Sementara itu, pemberian label teroris terhadap KKB tentu saja bukanlah hal yang berlebihan, mengingat bahwa gerakan mereka didukung oleh persenjataan yang dapat mereka gunakan untuk kepentingan mereka.
Direktur Penegakkan hukum Badan Nasional Penanggulangan Terorisme (BNPT) Brigadir Jenderal Eddy Hartono mengungkapkan, bahwa label teroris untuk kelompok bersenjata di Papua diberikan untuk mempersempit ruang gerak dan pendanaan.
Menurut Eddy, hal tersebut telah diatur dalam UU Nomor 5 tahun 2018 tentang Pemberantasan Tindak Pidana Terorisme. Melalui Undang-Undang tersebut, pemerintah tentu dapat mengambil langkah strategis untuk mencegah aksi teror.
Sehingga, peluang-peluang yang selama ini tidak tersentuh yang dilakukan KKB in diharapkan dengan kerangka UU Nomor 5/2018, itu mempersempit gerakan.
Dia menuturkan, bahwa selama ini upaya pemerintah untuk mencegah aksi KKB di Papua terbatas.
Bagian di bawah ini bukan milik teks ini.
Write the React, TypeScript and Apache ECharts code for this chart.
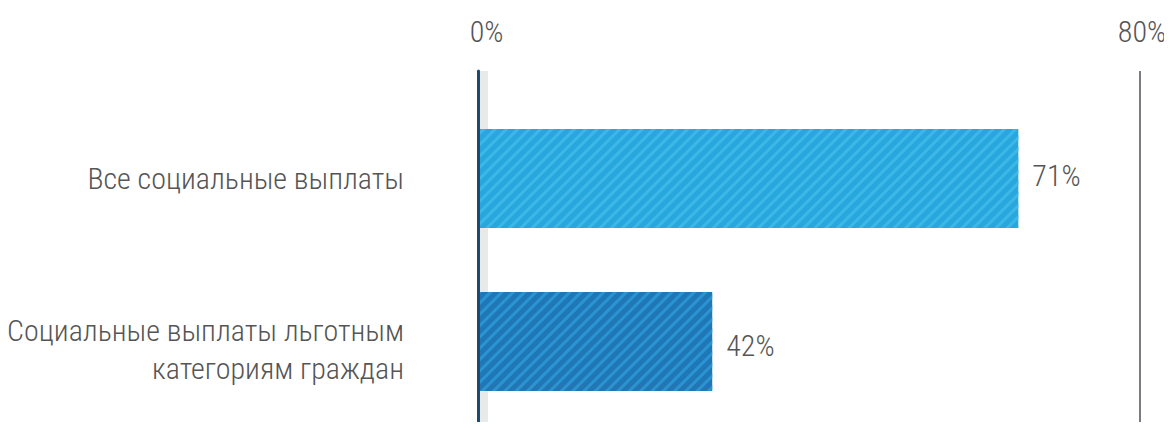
import React, { useEffect, useRef } from "react";
import * as echarts from "echarts";

const categories = [
  "Все социальные выплаты",
  "Социальные выплаты льготным\nкатегориям граждан",
];
const values = [71, 42];
const barColors = ["#28a7df", "#1f77b6"];
const stripeColors = ["#3cb8e6", "#2a94d2"];
const labelShift = [-3, 4];
const topTicks = [0, 80];

const FONT = "'Roboto Condensed', Roboto, sans-serif";
const FONT_SIZE = 30;
const TEXT_COLOR = "#555555";

export default function App() {
  const ref = useRef<HTMLDivElement>(null);
  useEffect(() => {
    if (!ref.current) return;
    const chart = echarts.init(ref.current, null, { renderer: "svg" });
    const txt = { fontFamily: FONT, fontWeight: 300, fontSize: FONT_SIZE, color: TEXT_COLOR };
    const option: any = {
      animation: false,
      backgroundColor: "#ffffff",
      textStyle: { fontFamily: FONT, fontWeight: 300 },
      grid: [
        { left: 478, right: 32, top: 71, bottom: 0, containLabel: false, outerBoundsMode: "none" },
        { left: 480, width: 665, top: 97, height: 326, containLabel: false, outerBoundsMode: "none" },
      ],
      graphic: [
        {
          type: "rect",
          z: 0,
          shape: { x: 480, y: 71, width: 8, height: 400 },
          style: { fill: "#e8e9e9" },
        },
      ],
      xAxis: [
        {
          gridIndex: 0,
          type: "value",
          position: "top",
          min: topTicks[0],
          max: topTicks[1],
          interval: topTicks[1] - topTicks[0],
          axisLine: { show: false },
          axisTick: { show: false },
          axisLabel: {
            formatter: (v: number) => (v === topTicks[0] ? `{a|${v}%}` : `{b|${v}%}`),
            ...txt,
            margin: 25,
            rich: {
              a: { ...txt, padding: [0, 0, 0, 17] },
              b: { ...txt, padding: [0, 0, 0, 4] },
            },
          },
          splitLine: {
            show: true,
            lineStyle: { color: ["#1b4b70", "#7b7b83"], width: 2 },
          },
          z: 1,
        },
        {
          gridIndex: 1,
          type: "value",
          min: 20,
          max: 83,
          show: false,
        },
      ],
      yAxis: [
        {
          gridIndex: 0,
          type: "value",
          axisLine: { show: true, lineStyle: { color: "#1b4b70", width: 3 } },
          axisTick: { show: false },
          axisLabel: { show: false },
          splitLine: { show: false },
          z: 5,
        },
        {
          gridIndex: 1,
          type: "category",
          inverse: true,
          data: categories,
          axisLine: { show: false },
          axisTick: { show: false },
          axisLabel: {
            ...txt,
            margin: 76,
            align: "right",
            formatter: (value: string) => {
              const lines = value.split("\n");
              if (lines.length === 1) return `{d|${value}}`;
              return `{s| }\n` + lines.map((l) => `{d|${l}}`).join("\n");
            },
            rich: {
              d: { ...txt, lineHeight: 38, align: "right" },
              s: { fontSize: 4, lineHeight: 16, align: "right" },
            },
          },
        },
      ],
      series: [
        {
          type: "bar",
          xAxisIndex: 1,
          yAxisIndex: 1,
          barWidth: 99,
          clip: true,
          z: 3,
          data: values.map((v, i) => ({
            value: v,
            label: { offset: [0, labelShift[i]] },
            itemStyle: {
              color: barColors[i],
              decal: {
                symbol: "rect",
                symbolSize: 1,
                dashArrayX: [1, 0],
                dashArrayY: [2.5, 4.5],
                rotation: -Math.PI / 4,
                color: stripeColors[i],
              },
            },
          })),
          label: {
            show: true,
            position: "right",
            distance: 14,
            formatter: "{c}%",
            ...txt,
          },
        },
      ],
    };
    chart.setOption(option);
    return () => chart.dispose();
  }, []);
  return <div ref={ref} style={{ width: 1172, height: 430, margin: -8 }} />;
}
Pemerintah hanya bisa mengatasi aksi-aksi KKB lewat peradilan tindak pidana khusus.
Menurutnya, UU Nomor 5/2018 akan memberi hak bagi pemerintah dalam mencegah aksi kekerasan yang dilakukan oleh KKB. Pencegahan aksi teror seperti diatur dalam UU Nomor 5/2018 yang dibagi menjadi tiga, yakni kesiapsiagaan nasional, kontra-radikalisasi dan deradikalisasi.
Melalui 3 kewenangan itu, pemerintah tentu saja dapat memblokir akses pendanaan terhadap sebuah kelompok teror. Eddy meyakini, organisasi Papua Merdeka selama ini mendapat pendanaan untuk melaksanakan kegiatan.
Jika status KKB telah menjadi organisasi teroris, tentu saja apa yang dilakukan oleh KKB dan segala nama organisasi yang berfiliasi dengan organisasi tersebut, adalah tindakan teroris.